Designing Concurrent Programs

Threads are a mechanism, not a design.

A program should not begin with the question, “How many threads do I need?” It should begin with the data.

Ask first:

What data exists?
Who owns it?
Which thread may change it?
Which thread may read it?
How does one thread notify another?

Most concurrency bugs come from unclear ownership.

A simple rule is useful: one thread should own each mutable object.

Other threads may send messages to the owner, or they may access the object only through a small synchronized interface.

This is poor design:

var count: u32 = 0;
var failed: bool = false;
var path_buffer: [4096]u8 = undefined;
var mutex = std.Thread.Mutex{};

The data and the lock are separate. It is not clear which fields the mutex protects.

This is better:

const State = struct {
    mutex: std.Thread.Mutex = .{},
    count: u32 = 0,
    failed: bool = false,
    path_buffer: [4096]u8 = undefined,

    fn addOne(self: *State) void {
        self.mutex.lock();
        defer self.mutex.unlock();

        self.count += 1;
    }

    fn markFailed(self: *State) void {
        self.mutex.lock();
        defer self.mutex.unlock();

        self.failed = true;
    }
};

The lock and the protected data are together. The methods define the allowed operations.

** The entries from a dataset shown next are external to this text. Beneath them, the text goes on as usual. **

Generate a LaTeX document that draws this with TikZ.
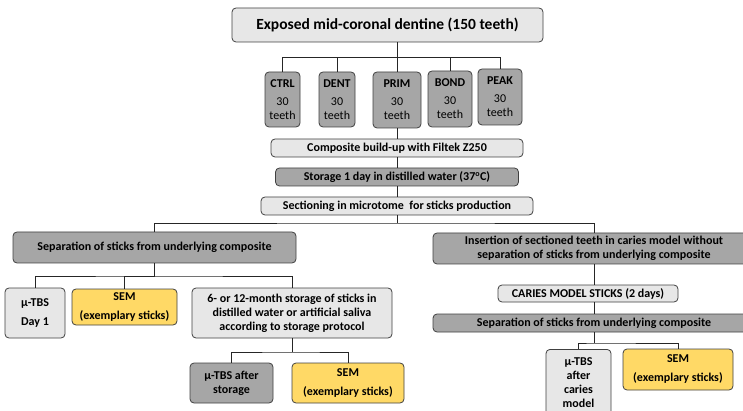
\documentclass[tikz,border=0pt]{standalone}
\usepackage{fontspec}
\setmainfont{Carlito}
\definecolor{boxlight}{HTML}{E7E7E7}
\definecolor{boxdark}{HTML}{A6A6A6}
\definecolor{boxgold}{HTML}{FFD966}
\definecolor{boxline}{HTML}{404040}
\begin{document}
\begin{tikzpicture}[x=1pt,y=-1pt,
    box/.style={draw=boxline,line width=0.8pt,rounded corners=4pt,align=center,inner sep=0pt,
      font=\fontsize{12}{14}\selectfont\bfseries},
    light/.style={box,fill=boxlight},
    dark/.style={box,fill=boxdark},
    gold/.style={box,fill=boxgold},
    link/.style={draw=black!85,line width=0.7pt}]
   \useasboundingbox (0,0) rectangle (743,411);
   \clip (0,0) rectangle (743,411);
   \node[light,minimum width=311pt,minimum height=34pt] (title) at (387.5,25) {\fontsize{15.5}{18}\selectfont Exposed mid-coronal dentine (150 teeth)};
   \node[dark,minimum width=35pt,minimum height=55pt] (ctrl) at (282.5,99.5) {CTRL\\[4pt]{\mdseries 30}\\{\mdseries teeth}};
   \node[dark,minimum width=36pt,minimum height=55pt] (dent) at (337,99.5) {DENT\\[4pt]{\mdseries 30}\\{\mdseries teeth}};
   \node[dark,minimum width=48pt,minimum height=56pt] (prim) at (397,100) {PRIM\\[4pt]{\mdseries 30}\\{\mdseries teeth}};
   \node[dark,minimum width=44pt,minimum height=56pt] (bond) at (450,99) {BOND\\[4pt]{\mdseries 30}\\{\mdseries teeth}};
   \node[dark,minimum width=44pt,minimum height=56pt] (peak) at (500,97) {PEAK\\[4pt]{\mdseries 30}\\{\mdseries teeth}};
   \node[light,minimum width=252pt,minimum height=18pt] (build) at (397,148) {Composite build-up with Filtek Z250};
   \node[dark,minimum width=243pt,minimum height=18pt] (water) at (397,177) {Storage 1 day in distilled water (37\textsuperscript{o}C)};
   \node[light,minimum width=272pt,minimum height=18pt] (cut) at (397,206) {Sectioning in microtome\ \ for sticks production};
   \node[dark,minimum width=283pt,minimum height=31pt] (sepL) at (154.5,247.5) {Separation of sticks from underlying composite};
   \node[dark,minimum width=322pt,minimum height=31pt] (insert) at (594,248.5) {Insertion of sectioned teeth in caries model without\\separation of sticks from underlying composite};
   \node[light,minimum width=60pt,minimum height=50pt] (tbsA) at (35,313) {µ-TBS\\[5pt]Day 1};
   \node[gold,minimum width=105pt,minimum height=36pt] (semA) at (124.5,307) {SEM\\[5pt](exemplary sticks)};
   \node[light,minimum width=200pt,minimum height=50pt] (keep) at (292,313) {6- or 12-month storage of sticks in\\distilled water or artificial saliva\\according to storage protocol};
   \node[dark,minimum width=83pt,minimum height=40pt] (tbsB) at (231.5,383) {µ-TBS after\\storage};
   \node[gold,minimum width=112pt,minimum height=40pt] (semB) at (348,383) {SEM\\[5pt](exemplary sticks)};
   \node[light,minimum width=180pt,minimum height=17pt] (caries) at (588,293.5) {CARIES MODEL STICKS (2 days)};
   \node[dark,minimum width=322pt,minimum height=18pt] (sepR) at (594,323) {Separation of sticks from underlying composite};
   \node[light,minimum width=65pt,minimum height=67pt,anchor=north] (tbsC) at (578.5,349) {µ-TBS\\after\\caries\\model};
   \node[gold,minimum width=110pt,minimum height=41pt] (semC) at (678,369.5) {SEM\\[5pt](exemplary sticks)};
   \coordinate (busA) at (397,57);
   \coordinate (busB) at (397,223);
   \coordinate (busC) at (154.5,276);
   \coordinate (busD) at (292,352);
   \coordinate (busE) at (594,343);
   \draw[link] (title.south -| busA) -- (busA);
   \draw[link] (ctrl.north) |- (busA) -| (peak.north);
   \draw[link] (dent.north) |- (busA);
   \draw[link] (prim.north) -- (busA);
   \draw[link] (bond.north) |- (busA);
   \draw[link] (prim.south) -- (build.north);
   \draw[link] (build.south) -- (water.north);
   \draw[link] (water.south) -- (cut.north);
   \draw[link] (cut.south) -- (busB);
   \draw[link] (sepL.north) |- (busB) -| (insert.north);
   \draw[link] (sepL.south) -- (busC);
   \draw[link] (tbsA.north) |- (busC) -| (keep.north);
   \draw[link] (semA.north) |- (busC);
   \draw[link] (keep.south) -- (busD);
   \draw[link] (tbsB.north) |- (busD) -| (semB.north);
   \draw[link] (insert.south) -- (insert.south |- caries.north);
   \draw[link] (insert.south |- caries.south) -- (insert.south |- sepR.north);
   \draw[link] (sepR.south) -- (busE);
   \draw[link] (tbsC.north) |- (busE) -| (semC.north);
\end{tikzpicture}
\end{document}
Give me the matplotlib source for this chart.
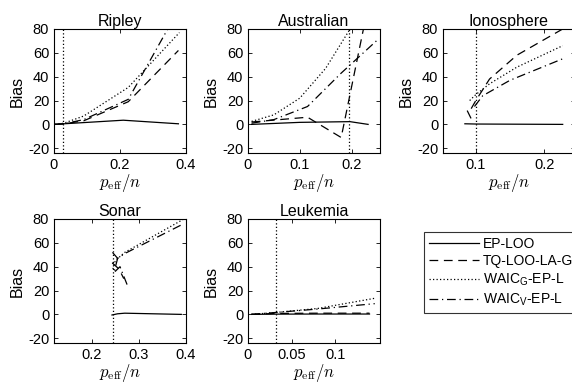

Keep critical sections small.

Do not hold a mutex while doing slow work:

state.mutex.lock();
defer state.mutex.unlock();

try readLargeFile();
try writeNetworkResponse();
state.count += 1;

This blocks every other thread that needs the state.

Do the slow work outside the lock:

try readLargeFile();
try writeNetworkResponse();

state.mutex.lock();
defer state.mutex.unlock();

state.count += 1;

A lock should protect memory, not waiting time.

Prefer local data.

Local variables belong to the current thread. They need no lock.

fn worker() void {
    var local_count: u32 = 0;

    while (local_count < 1000) : (local_count += 1) {
        // no synchronization needed
    }
}

If many threads need to count work, let each thread count locally, then merge once.

const std = @import("std");

const State = struct {
    mutex: std.Thread.Mutex = .{},
    total: u64 = 0,

    fn add(self: *State, n: u64) void {
        self.mutex.lock();
        defer self.mutex.unlock();

        self.total += n;
    }
};

fn worker(state: *State) void {
    var local: u64 = 0;

    var i: u64 = 0;
    while (i < 1000000) : (i += 1) {
        local += 1;
    }

    state.add(local);
}

pub fn main() !void {
    var state = State{};

    const a = try std.Thread.spawn(.{}, worker, .{&state});
    const b = try std.Thread.spawn(.{}, worker, .{&state});

    a.join();
    b.join();

    std.debug.print("total = {d}\n", .{state.total});
}

This program locks only twice.

That is better than locking two million times.

Avoid sharing when message passing is enough.

A worker can receive a job, produce a result, and send the result back. It does not need to see the whole program state.

This shape is easier to reason about:

main thread -> jobs -> workers -> results -> main thread

The worker owns the job while processing it.

The main thread owns the result after receiving it.

Ownership moves. Shared mutation is reduced.

Be careful with pointer lifetimes.

This is dangerous:

fn startThread() !std.Thread {
    var value: u32 = 42;
    return try std.Thread.spawn(.{}, worker, .{&value});
}

value is local to startThread. After the function returns, the pointer is no longer valid. The worker may read invalid memory.

The data passed to a thread must live until the thread finishes.

This is safe:

pub fn main() !void {
    var value: u32 = 42;

    const thread = try std.Thread.spawn(.{}, worker, .{&value});
    thread.join();
}

The thread is joined before value goes out of scope.

For long-running threads, store shared state in an object whose lifetime is clearly longer than the threads using it.

Do not use sleeps for correctness.

This is wrong:

std.Thread.sleep(1000000);
// assume worker is ready

A sleep guesses timing. Timing changes across machines, loads, and operating systems.

Use synchronization:

while (!state.ready) {
    state.condition.wait(&state.mutex);
}

A correct concurrent program should work even when the scheduler chooses the worst possible interleaving.

Good concurrent Zig programs have a few visible rules:

mutable state has an owner
shared state has a lock
locks protect data, not arbitrary code
waits use conditions, semaphores, or joins
threads are joined or intentionally detached
pointer lifetimes are explicit
slow work happens outside critical sections

Concurrency is not made safe by using one primitive everywhere. It is made safe by keeping ownership simple.

Exercise 18-31. Rewrite a global shared-state program so the lock and data are fields of one struct.

Exercise 18-32. Move expensive work outside a locked section.

Exercise 18-33. Write a worker that counts locally and merges once at the end.

Exercise 18-34. Find a program that uses sleep for ordering. Replace the sleep with a condition variable.